Bandeira Vermelha, 27/12/2023

As marxistas conduzem a sua luta de emancipação de modo diferente das feministas da pequena burguesia. Embora disponíveis para atos conjuntos em determinadas ações reivindicativas e de agitação, organizam a sua atividade independente e principal em torno de princípios de classe.

Isto é: atuam, intervêm e têm voz ativa sobretudo na vida e na luta das trabalhadoras mais exploradas e junto daquelas mulheres que, não estando assalariadas ou incluídas no mercado de trabalho, executam tarefas domésticas, agrícolas ou outras não pagas.

As mulheres que trabalham fora de casa são duplamente sobrecarregadas por serem responsáveis por uma dupla jornada, visto que, além do emprego retribuído, prestam em casa, depois do trabalho, a segunda tarefa por terem de assegurar as condições de reprodução biológica, renovação da força de trabalho sua e dos familiares, funcionamento do lar e bem-estar da família (cozinhar, lavar, limpar, tratar, cuidar, etc.). E muitas ainda têm uma tripla tarefa: a de cuidado de idosos, acamados e pessoas com deficiência necessitando de cuidados especiais.

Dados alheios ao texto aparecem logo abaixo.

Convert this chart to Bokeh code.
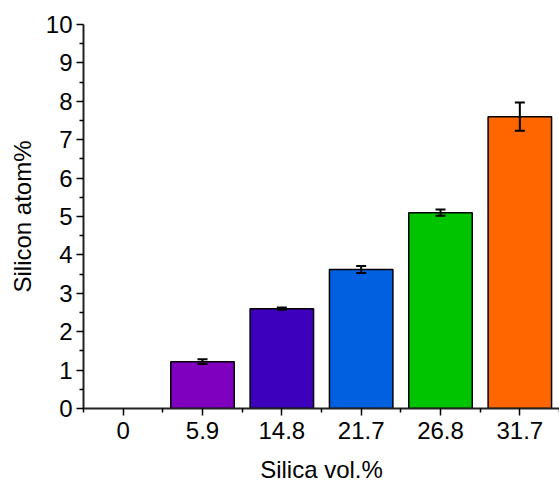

Os movimentos feministas dominantes, os tais da pequena burguesia, têm uma perspectiva recuada sobre este assunto. Eles manifestam-se quase exclusivamente contra a violência doméstica contra a mulher. Em Novembro passado até assinalaram com uma campanha pública mundial e no 8 de Março lá vêm com a sua greve feminista mundial, que aliás nem é greve, nem feminista, nem mundial.

Ninguém na vida se pode opor a que as mulheres se manifestem contra a violência doméstica, como é óbvio. Mas ao dar-se ênfase principal ao fenômeno, fica escamoteada a violência outra: no trabalho, na família, na rua, nos transportes, isto é, o total da violência gerada pelo sistema social e político que nos domina.

Esses movimentos criam, com o apoio dos respectivos governos, casas de acolhimento para mulheres e crianças abusadas. É verdade que elas têm de fugir de casa, esconder-se e procurar apoios. Mas por que razão não é o agressor a ter de sair de casa, para ser preso, julgado e passar à prisão? Elas têm que refazer a vida e ele fica como está, de posse da casa e de todo o património. Só uma mentalidade patriarcal admite fazer cair o principal ônus da situação à parte que foi vítima de violência e abuso.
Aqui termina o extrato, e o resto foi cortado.